From here we move on to a section called Oracle GoldenGate architecture, which now describes more topological solutions like:

  1. One-to-one source to target
  2. One-to-many
  3. Many-to-one
  4. Cascading
  5. Bi-directional active / active
  6. Bi-directional active / passive

These are much better descriptions than the solutions mentioned earlier in the chapter.

The many-to-one architecture description is good, and also brings mention of possible conflicts.

The bi-directional architecture description is also good, and makes mention of avoiding change loops so that incoming replication changes aren’t captured and sent back to the source.

After a section on certified version combinations, we encounter a section called “Process topology”

I found this section to be extremely uneven – we begin with a semi-deep description of “the rules” for parallel Extract and/or Replicat processes – the information here seems out-of-place in Chapter 1.

After this blip, we have a quick look at the INFO ALL and STATS commands for looking at Statistics before moving on to a section on Design considerations.

As we move through this section, the author does a nice job talking about good database schema design, deciding what data to replicate and some of the GoldenGate commands for selecting objects and data to replicate.  Requirements like supplemental logging and primary keys are also highlighted.  There is a brief mention of initial data loads, but not much information making sure that you start capturing data before instantiating remote systems.

Chapter 2 – Installing and Preparing

I like how this chapter starts off by calling for DBAs who have Sys Admin privileges and skills.  It’s good to know before you start working with GoldenGate.

This chapter appears to be where the author comes into his own – the prerequisites and system requirements are well-documented.

I did find it odd that the recommended approach for installing on Unix calls for downloading a .zip file to Windows, unzipping it there, and then FTP’ing the resulting .tar file to the target Unix / Linux server.

It might have been a good idea to reference the fact that the installation directories are not under the control of the Oracle installer or inventory – a fact that might change where you want to place the files.

Past that, the chapter does a nice job of describing the directories, preparing databases for replication and setting up and starting the GoldenGate processes.

Chapter 3 – Design Considerations

Chapter 3 starts in with active / active, active / passive, cascading and use of GoldenGate in a Physical Data Guard configuration.

From those descriptions we quickly move to network reliability and detailed discussion of NIC teaming for network redundancy.

After the network discussion, we bounce up to various database architectures like single-server, grid and clusters.

From there we move to a discussion on “Changed data management” which talks about Point-in Time Recovery, RMAN and Flashback.

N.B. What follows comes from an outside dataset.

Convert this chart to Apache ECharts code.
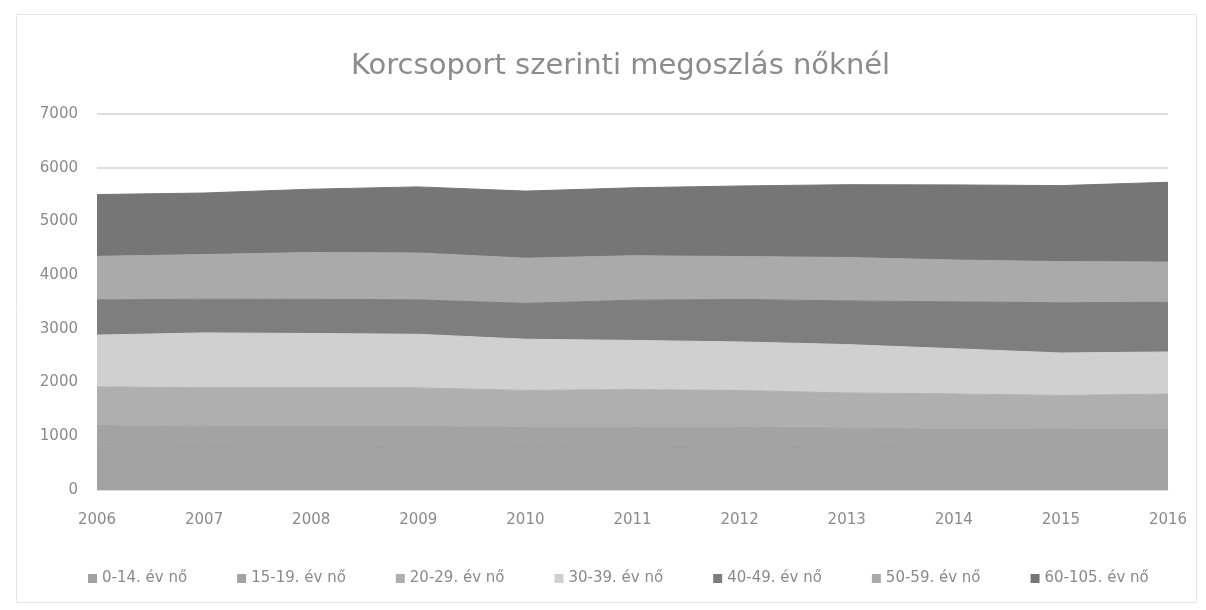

I found this chapter to be very uneven with regard to design considerations.

Chapter 4 – Configuring Oracle GoldenGate

Here the author gets back on solid ground with a nice description of options for loading remote sites, with a good level of detail about the various ways to take a set of data, transport it to the remote site, and load it up while making sure to capture changes during this process.  Each option is explained in detail and examples are provided as well.

The data unload and load processes are covered in detail, as well as the change data capture configuration. 

Trail files are also covered in detail, including trail file purging.

I’ll be covering Chapters 5-10 in Part II of my review.